Now, my back hurrrrrrrrts.
I woke up at 3 am and couldn’t go back to sleeeeeeep.
How ‘bout you? Anything to whine about?
PS
You’ll notice that I STILL don’t have a logo for Wednesday’s Whinings. No more prizes until I have a logo. You know who you are....
7 comments:
I am sufficiently shamed. Though that coffee was good!! :)
You know I'm just playing with you! Love you much, and I loved your blog today, but our server has been screwy and wouldn't let me post my comments. And I'm sure if I could remember them at this point in the day, they would be profound.
I've heard that Wii Fit is pretty sarcastic. My mom has been tempted to throw the remote at it. Here are my whines for today: I keep having abdominal muscle spaaaasms! My hip is all locked uuuuuuupppppp. And I didn't get that much anticipated naaaaaaap!
There's my contribution for the week! And when you have that button, I can make it a complete post on my blog! :) hehe
Please be careful with you, Beth. Sounds to me like you are trying to channel my mother or something. Or, me on steroids. And I have to say I hate it when my hip locks uuuuupppp! That happens to me all the time. I think its because I'm ooooooffffff!
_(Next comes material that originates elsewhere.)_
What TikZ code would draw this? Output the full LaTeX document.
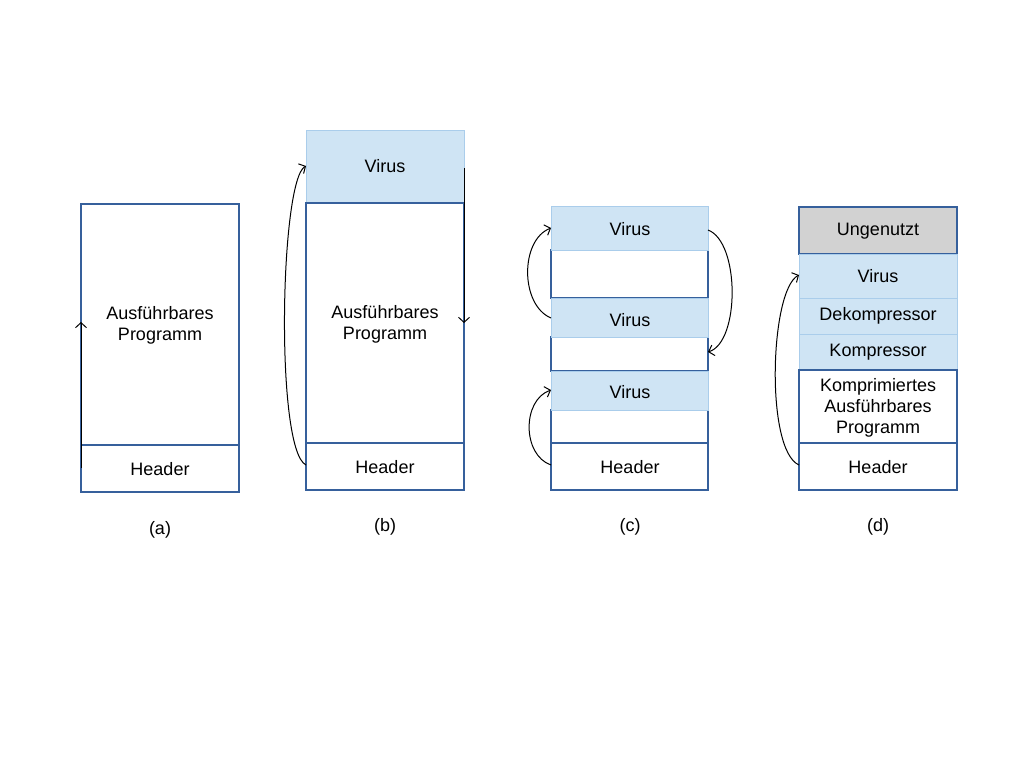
\documentclass[tikz,border=0pt]{standalone}
\usepackage{fontspec}
\setmainfont{Liberation Sans}
\usetikzlibrary{arrows.meta}
\definecolor{bd}{RGB}{54,96,156}
\definecolor{vf}{RGB}{207,228,244}
\definecolor{vb}{RGB}{170,205,235}
\definecolor{gf}{RGB}{210,210,210}
\begin{document}
\begin{tikzpicture}[x=1pt,y=-1pt,
  txt/.style={font=\fontsize{18}{21}\selectfont,align=center},
  plain/.style={draw=bd,line width=1.3pt,fill=white},
  vir/.style={draw=vb,line width=0.8pt,fill=vf},
  gray/.style={draw=bd,line width=1.3pt,fill=gf},
  arr/.style={line width=1pt,-{Straight Barb[length=5pt,width=11pt]}}]
\useasboundingbox (0,0) rectangle (1024,768);
% (a)
\draw[plain] (81,204) rectangle (239,445);
\draw[plain] (81,445) rectangle (239,492);
\node[txt] (aprog) at (160,325) {Ausführbares\\Programm};
\node[txt] (ahead) at (160,469) {Header};
\coordinate (a1) at (81,468); \coordinate (a2) at (81,322);
\draw[arr] (a1) -- (a2);
\node[txt] (la) at (160,530) {(a)};
% (b)
\draw[vir] (306,130) rectangle (464,203);
\draw[plain] (306,203) rectangle (464,443);
\draw[plain] (306,443) rectangle (464,490);
\node[txt] (bvir) at (385,166) {Virus};
\node[txt] (bprog) at (385,324) {Ausführbares\\Programm};
\node[txt] (bhead) at (385,467) {Header};
\coordinate (b1) at (306,465); \coordinate (b2) at (306,166);
\draw[arr] (b1) .. controls (275,450) and (280,180) .. (b2);
\coordinate (b3) at (464,168); \coordinate (b4) at (464,323);
\draw[arr] (b3) -- (b4);
\node[txt] (lb) at (385,527) {(b)};
% (c)
\draw[plain] (551,250) rectangle (708,298);
\draw[plain] (551,337) rectangle (708,371);
\draw[plain] (551,410) rectangle (708,443);
\draw[plain] (551,443) rectangle (708,490);
\draw[vir] (551,206) rectangle (708,250);
\draw[vir] (551,298) rectangle (708,337);
\draw[vir] (551,371) rectangle (708,410);
\node[txt] (cv1) at (630,229) {Virus};
\node[txt] (cv2) at (630,320) {Virus};
\node[txt] (cv3) at (630,392) {Virus};
\node[txt] (chead) at (630,467) {Header};
\coordinate (c1) at (551,318); \coordinate (c2) at (551,228);
\draw[arr] (c1) .. controls (520,305) and (520,240) .. (c2);
\coordinate (c3) at (708,230); \coordinate (c4) at (708,352);
\draw[arr] (c3) .. controls (740,242) and (740,342) .. (c4);
\coordinate (c5) at (551,465); \coordinate (c6) at (551,390);
\draw[arr] (c5) .. controls (522,455) and (522,400) .. (c6);
\node[txt] (lc) at (630,527) {(c)};
% (d)
\draw[gray] (799,207) rectangle (957,254);
\draw[vir] (799,254) rectangle (957,298);
\draw[vir] (799,298) rectangle (957,334);
\draw[vir] (799,334) rectangle (957,370);
\draw[plain] (799,370) rectangle (957,443);
\draw[plain] (799,443) rectangle (957,490);
\node[txt] (dun) at (878,231) {Ungenutzt};
\node[txt] (dvir) at (878,276) {Virus};
\node[txt] (ddek) at (878,316) {Dekompressor};
\node[txt] (dkom) at (878,352) {Kompressor};
\node[txt] (dprog) at (878,408) {Komprimiertes\\Ausführbares\\Programm};
\node[txt] (dhead) at (878,467) {Header};
\coordinate (d1) at (799,465); \coordinate (d2) at (799,275);
\draw[arr] (d1) .. controls (765,450) and (770,290) .. (d2);
\node[txt] (ld) at (878,527) {(d)};
\end{tikzpicture}
\end{document}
Do you really want me to start whining? I'm not sure I'd be able to stop. But it makes me thankful for thankful thursday.
My caaaarrrr is dead. I killed it. Transmission is gooooonnnne.
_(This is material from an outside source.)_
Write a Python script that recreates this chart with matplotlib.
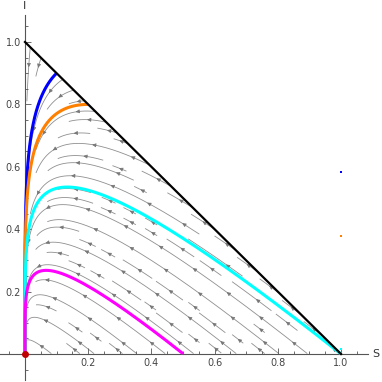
import numpy as np
import matplotlib.pyplot as plt

# --------------------------------------------------
# Model: S-I system with frequency dependent infection
# --------------------------------------------------

beta = 1.0
gamma = 0.2

# initial conditions of highlighted trajectories
s0_list = [0.1, 0.2, 0.999, 0.5]
i0_list = [0.9, 0.8, 0.001, 0.001]
curve_colors = ["#0000ff", "#ff7f00", "#00ffff", "#ff00ff"]

# small stray marks near S = 1
mark_s = [1.0, 1.0, 1.0]
mark_i = [0.583, 0.378, 0.016]
mark_colors = ["#0000ff", "#ff7f00", "#00ffff"]

major_ticks = [0.2, 0.4, 0.6, 0.8, 1.0]


def field(S, I):
    N = S + I
    N = np.where(N > 0, N, 1.0)
    inf = beta * S * I / N
    return -inf, inf - gamma * I


def trajectory(s0, i0, dt=0.01, steps=12000):
    x = np.array([s0, i0], dtype=float)
    out = [x.copy()]
    f = lambda v: np.array(field(v[0], v[1]), dtype=float)
    for _ in range(steps):
        k1 = f(x)
        k2 = f(x + dt / 2 * k1)
        k3 = f(x + dt / 2 * k2)
        k4 = f(x + dt * k3)
        x = x + dt / 6 * (k1 + 2 * k2 + 2 * k3 + k4)
        out.append(x.copy())
    out = np.array(out)
    return out[:, 0], out[:, 1]


# --------------------------------------------------
# Evenly spaced stream lines (StreamPlot look)
# --------------------------------------------------

nc = 29
occ = np.zeros((nc, nc), dtype=bool)


def cell(p):
    return (min(max(int(p[0] * nc), 0), nc - 1),
            min(max(int(p[1] * nc), 0), nc - 1))


def inside(p):
    return p[0] > 0.006 and p[1] > 0.002 and p[0] + p[1] < 0.999


def direction(p, sign):
    u, v = field(p[0], p[1])
    n = np.hypot(u, v)
    if n < 1e-9:
        return None
    return sign * np.array([float(u), float(v)]) / n


def trace(p0, sign, h=0.003, max_len=3.0):
    p = np.array(p0, dtype=float)
    pts = [p]
    cells = {cell(p)}
    length = 0.0
    while length < max_len:
        d1 = direction(p, sign)
        if d1 is None:
            break
        d2 = direction(p + 0.5 * h * d1, sign)
        if d2 is None:
            break
        q = p + h * d2
        if not inside(q):
            break
        c = cell(q)
        if c not in cells and occ[c]:
            break
        cells.add(c)
        pts.append(q)
        p = q
        length += h
    return pts, cells


seeds = []
for sv in np.arange(0.02, 0.99, 0.033):
    seeds.append((sv - 0.004, 1 - sv - 0.004))
for sv in np.arange(0.98, 0.04, -0.045):
    seeds.append((sv, 0.004))
for sv in np.arange(0.02, 1.0, 0.034):
    for iv in np.arange(0.02, 1.0, 0.034):
        if sv + iv < 0.99:
            seeds.append((sv, iv))

stream_lines = []
for sd in seeds:
    if not inside(sd) or occ[cell(sd)]:
        continue
    fwd, c1 = trace(sd, 1)
    bwd, c2 = trace(sd, -1)
    pts = np.array(bwd[::-1] + fwd[1:])
    if len(pts) < 15:
        continue
    for c in c1 | c2:
        occ[c] = True
    stream_lines.append(pts)

# --------------------------------------------------
# Figure
# --------------------------------------------------

fig = plt.figure(figsize=(3.82, 3.82), dpi=100)
ax = fig.add_axes([0, 0, 1, 1])

ax.set_xlim(-0.0791, 1.1297)
ax.set_ylim(-0.0897, 1.1346)

for pts in stream_lines:
    ax.plot(pts[:, 0], pts[:, 1], color="#8f8f8f", lw=0.6, zorder=1)
    seg = np.hypot(np.diff(pts[:, 0]), np.diff(pts[:, 1]))
    arc = np.concatenate([[0], np.cumsum(seg)])
    L = arc[-1]
    if L < 0.12:
        spots = [L / 2]
    else:
        spots = np.arange(0.06, L - 0.03, 0.13)
    for a in spots:
        k = int(np.searchsorted(arc, a))
        k = min(max(k, 2), len(pts) - 1)
        ax.annotate("", xy=pts[k], xytext=pts[k - 2],
                    arrowprops=dict(arrowstyle="-|>", color="#777777",
                                    lw=0.5, mutation_scale=5.5,
                                    shrinkA=0, shrinkB=0),
                    zorder=2)

for s0, i0, c in zip(s0_list, i0_list, curve_colors):
    S, I = trajectory(s0, i0)
    ax.plot(S, I, color=c, lw=2.2, zorder=3, solid_capstyle="butt")

# boundary S + I = 1
ax.plot([0, 1], [1, 0], color="black", lw=1.6, zorder=4)

ax.scatter(mark_s, mark_i, c=mark_colors, s=3, marker="s", lw=0, zorder=4)

# equilibrium at the origin
ax.plot([0], [0], "o", color="#c00000", ms=4, zorder=6, clip_on=False)

# --------------------------------------------------
# Mathematica style axes
# --------------------------------------------------

for side in ["top", "right"]:
    ax.spines[side].set_visible(False)
ax.spines["left"].set_position(("data", 0))
ax.spines["bottom"].set_position(("data", 0))
ax.spines["left"].set_bounds(-0.083, 1.087)
ax.spines["bottom"].set_bounds(-0.079, 1.085)
for side in ["left", "bottom"]:
    ax.spines[side].set_color("#555555")
    ax.spines[side].set_linewidth(0.8)

ax.set_xticks(major_ticks)
ax.set_yticks(major_ticks)
ax.set_xticks(np.arange(-0.05, 1.08, 0.05), minor=True)
ax.set_yticks(np.arange(-0.05, 1.08, 0.05), minor=True)
ax.set_xticklabels([f"{v:.1f}" for v in major_ticks])
ax.set_yticklabels([f"{v:.1f}" for v in major_ticks])
ax.tick_params(which="both", direction="in", color="#555555", labelsize=7,
               labelcolor="#444444", width=0.6)
ax.tick_params(which="major", length=4)
ax.tick_params(which="minor", length=2.2)
ax.tick_params(axis="x", pad=3)
ax.tick_params(axis="y", pad=3)

ax.text(1.1, 0.0, "S", fontsize=8, color="#333333", va="center", ha="left")
ax.text(0.0, 1.1, "I", fontsize=8, color="#333333", va="bottom", ha="center")

fig.savefig("out.png", dpi=100)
And know I have to drive Forest's stiiiiiinnnnky Explorer. And I don't liiiiike it.
And I didn't see my kids today. Not even a little bit.
While I was trying to sleep in my Carla caaalled me and I couldn't fall back to sleep.
I have three exams tomorrow and I don't waaannnna take them.
I have to be at one of the exams at 8am and that's to eeeaaarrrly to think.
The waiter carded me and I'm too old and to tired to be carded.
I really want to go to sleep but I have too much to doooooo.
Forest fussed at me for not paying enough attention, I think. And I don't like getting fussed at.
I tried to call my mother several times and I couldn't get a hold of her.
And I am really ready to be done but I'm not. Yet.
And I deserve a prize--thanks a lot, you know who you are....
And I'm tired of whining today (because maybe a good thing or two happened today too).
Precious Annie, you DO deserve a prize. And you deserve a Mother who can be reached and you do NOT deserve a fussing at, near or upon! 8 am IS too early to think, but you have such a big, giant brain, I bet you'll be okay. I'm sorry your car died and someday you will appreciate being carded. You can sleep next week and the week after. Hey...didn't you leave here with a piece of diamond jewelry on Saturday???? I'd call that a prize!
I think Annie wins the prize for this week! Poor Annie. We love, and just press on towards the goal! You are almost finished!